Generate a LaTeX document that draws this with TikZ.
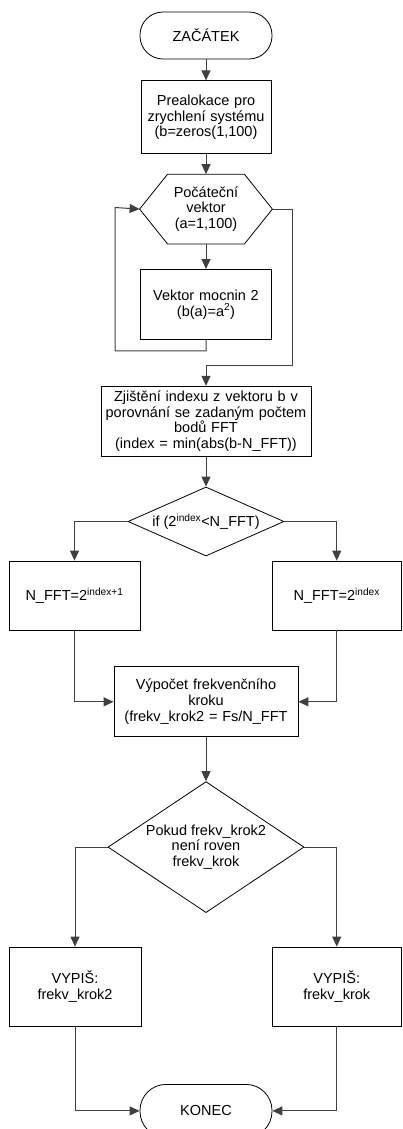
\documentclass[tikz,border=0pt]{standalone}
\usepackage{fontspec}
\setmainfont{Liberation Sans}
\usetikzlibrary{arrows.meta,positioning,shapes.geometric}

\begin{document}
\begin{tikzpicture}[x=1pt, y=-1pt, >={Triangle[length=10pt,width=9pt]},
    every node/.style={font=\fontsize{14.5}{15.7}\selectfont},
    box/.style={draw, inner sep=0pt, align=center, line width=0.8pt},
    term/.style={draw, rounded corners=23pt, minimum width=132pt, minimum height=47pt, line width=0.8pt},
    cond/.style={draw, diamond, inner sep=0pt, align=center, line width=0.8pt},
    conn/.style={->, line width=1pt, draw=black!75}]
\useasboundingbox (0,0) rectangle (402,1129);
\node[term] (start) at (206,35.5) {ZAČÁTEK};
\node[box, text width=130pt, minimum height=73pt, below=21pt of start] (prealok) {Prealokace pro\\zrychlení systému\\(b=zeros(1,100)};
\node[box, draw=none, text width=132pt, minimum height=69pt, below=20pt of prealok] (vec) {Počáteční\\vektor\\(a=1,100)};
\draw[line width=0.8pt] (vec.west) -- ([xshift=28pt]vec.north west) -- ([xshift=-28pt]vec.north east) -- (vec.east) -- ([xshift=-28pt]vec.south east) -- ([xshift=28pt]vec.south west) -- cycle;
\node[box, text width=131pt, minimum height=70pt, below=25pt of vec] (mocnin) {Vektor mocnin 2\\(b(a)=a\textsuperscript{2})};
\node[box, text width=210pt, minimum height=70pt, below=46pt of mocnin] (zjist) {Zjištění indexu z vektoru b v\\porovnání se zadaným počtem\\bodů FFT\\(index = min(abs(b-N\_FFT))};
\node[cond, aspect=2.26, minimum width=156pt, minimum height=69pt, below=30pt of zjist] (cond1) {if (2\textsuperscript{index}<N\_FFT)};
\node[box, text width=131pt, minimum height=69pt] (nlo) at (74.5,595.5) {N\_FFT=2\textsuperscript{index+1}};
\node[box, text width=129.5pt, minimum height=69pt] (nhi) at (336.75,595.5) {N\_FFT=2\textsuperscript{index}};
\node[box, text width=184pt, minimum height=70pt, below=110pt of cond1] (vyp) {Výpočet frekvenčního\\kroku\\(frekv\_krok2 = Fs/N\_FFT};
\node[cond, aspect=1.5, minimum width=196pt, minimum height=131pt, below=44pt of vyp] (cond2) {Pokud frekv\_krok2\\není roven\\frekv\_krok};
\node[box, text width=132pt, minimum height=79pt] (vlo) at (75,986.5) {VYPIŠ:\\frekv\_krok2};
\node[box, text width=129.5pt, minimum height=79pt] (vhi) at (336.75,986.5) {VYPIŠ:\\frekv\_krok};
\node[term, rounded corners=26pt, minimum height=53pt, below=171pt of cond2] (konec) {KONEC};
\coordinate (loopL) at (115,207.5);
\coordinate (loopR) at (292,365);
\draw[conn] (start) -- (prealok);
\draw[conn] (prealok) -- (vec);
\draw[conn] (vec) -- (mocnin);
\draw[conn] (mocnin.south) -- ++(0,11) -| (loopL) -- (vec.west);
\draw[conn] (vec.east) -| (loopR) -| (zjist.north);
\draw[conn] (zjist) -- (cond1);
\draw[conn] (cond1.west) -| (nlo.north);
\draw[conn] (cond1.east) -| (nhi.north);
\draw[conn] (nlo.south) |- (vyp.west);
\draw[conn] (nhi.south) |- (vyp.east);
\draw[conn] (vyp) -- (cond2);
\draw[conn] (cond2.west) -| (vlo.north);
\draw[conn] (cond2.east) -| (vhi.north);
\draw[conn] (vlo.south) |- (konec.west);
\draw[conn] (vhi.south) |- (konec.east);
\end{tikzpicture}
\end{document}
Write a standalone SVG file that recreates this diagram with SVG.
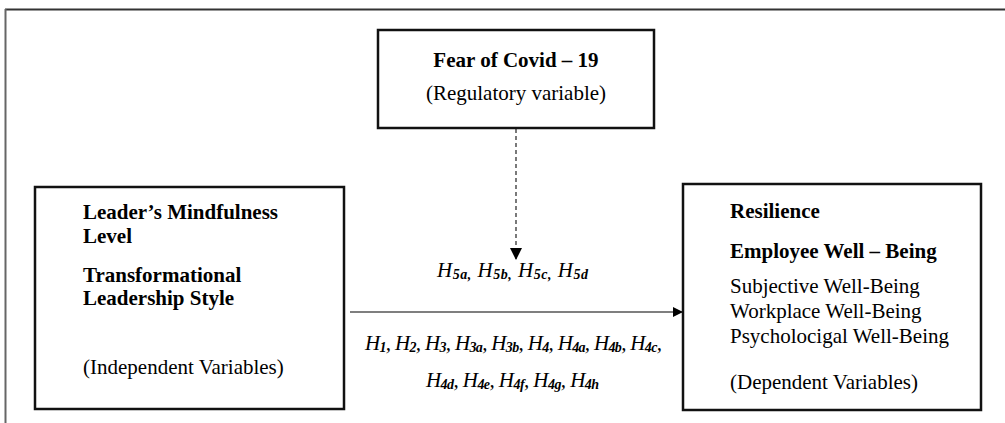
-------------------------
Requirement>
Every record above should be written out again without change, except that the pictures are left out.

Exercise output>
Generate a LaTeX document that draws this with TikZ.
\documentclass[tikz,border=0pt]{standalone}
\usepackage{fontspec}
\setmainfont{Liberation Sans}
\usetikzlibrary{arrows.meta,positioning,shapes.geometric}

\begin{document}
\begin{tikzpicture}[x=1pt, y=-1pt, >={Triangle[length=10pt,width=9pt]},
    every node/.style={font=\fontsize{14.5}{15.7}\selectfont},
    box/.style={draw, inner sep=0pt, align=center, line width=0.8pt},
    term/.style={draw, rounded corners=23pt, minimum width=132pt, minimum height=47pt, line width=0.8pt},
    cond/.style={draw, diamond, inner sep=0pt, align=center, line width=0.8pt},
    conn/.style={->, line width=1pt, draw=black!75}]
\useasboundingbox (0,0) rectangle (402,1129);
\node[term] (start) at (206,35.5) {ZAČÁTEK};
\node[box, text width=130pt, minimum height=73pt, below=21pt of start] (prealok) {Prealokace pro\\zrychlení systému\\(b=zeros(1,100)};
\node[box, draw=none, text width=132pt, minimum height=69pt, below=20pt of prealok] (vec) {Počáteční\\vektor\\(a=1,100)};
\draw[line width=0.8pt] (vec.west) -- ([xshift=28pt]vec.north west) -- ([xshift=-28pt]vec.north east) -- (vec.east) -- ([xshift=-28pt]vec.south east) -- ([xshift=28pt]vec.south west) -- cycle;
\node[box, text width=131pt, minimum height=70pt, below=25pt of vec] (mocnin) {Vektor mocnin 2\\(b(a)=a\textsuperscript{2})};
\node[box, text width=210pt, minimum height=70pt, below=46pt of mocnin] (zjist) {Zjištění indexu z vektoru b v\\porovnání se zadaným počtem\\bodů FFT\\(index = min(abs(b-N\_FFT))};
\node[cond, aspect=2.26, minimum width=156pt, minimum height=69pt, below=30pt of zjist] (cond1) {if (2\textsuperscript{index}<N\_FFT)};
\node[box, text width=131pt, minimum height=69pt] (nlo) at (74.5,595.5) {N\_FFT=2\textsuperscript{index+1}};
\node[box, text width=129.5pt, minimum height=69pt] (nhi) at (336.75,595.5) {N\_FFT=2\textsuperscript{index}};
\node[box, text width=184pt, minimum height=70pt, below=110pt of cond1] (vyp) {Výpočet frekvenčního\\kroku\\(frekv\_krok2 = Fs/N\_FFT};
\node[cond, aspect=1.5, minimum width=196pt, minimum height=131pt, below=44pt of vyp] (cond2) {Pokud frekv\_krok2\\není roven\\frekv\_krok};
\node[box, text width=132pt, minimum height=79pt] (vlo) at (75,986.5) {VYPIŠ:\\frekv\_krok2};
\node[box, text width=129.5pt, minimum height=79pt] (vhi) at (336.75,986.5) {VYPIŠ:\\frekv\_krok};
\node[term, rounded corners=26pt, minimum height=53pt, below=171pt of cond2] (konec) {KONEC};
\coordinate (loopL) at (115,207.5);
\coordinate (loopR) at (292,365);
\draw[conn] (start) -- (prealok);
\draw[conn] (prealok) -- (vec);
\draw[conn] (vec) -- (mocnin);
\draw[conn] (mocnin.south) -- ++(0,11) -| (loopL) -- (vec.west);
\draw[conn] (vec.east) -| (loopR) -| (zjist.north);
\draw[conn] (zjist) -- (cond1);
\draw[conn] (cond1.west) -| (nlo.north);
\draw[conn] (cond1.east) -| (nhi.north);
\draw[conn] (nlo.south) |- (vyp.west);
\draw[conn] (nhi.south) |- (vyp.east);
\draw[conn] (vyp) -- (cond2);
\draw[conn] (cond2.west) -| (vlo.north);
\draw[conn] (cond2.east) -| (vhi.north);
\draw[conn] (vlo.south) |- (konec.west);
\draw[conn] (vhi.south) |- (konec.east);
\end{tikzpicture}
\end{document}
Write a standalone SVG file that recreates this diagram with SVG.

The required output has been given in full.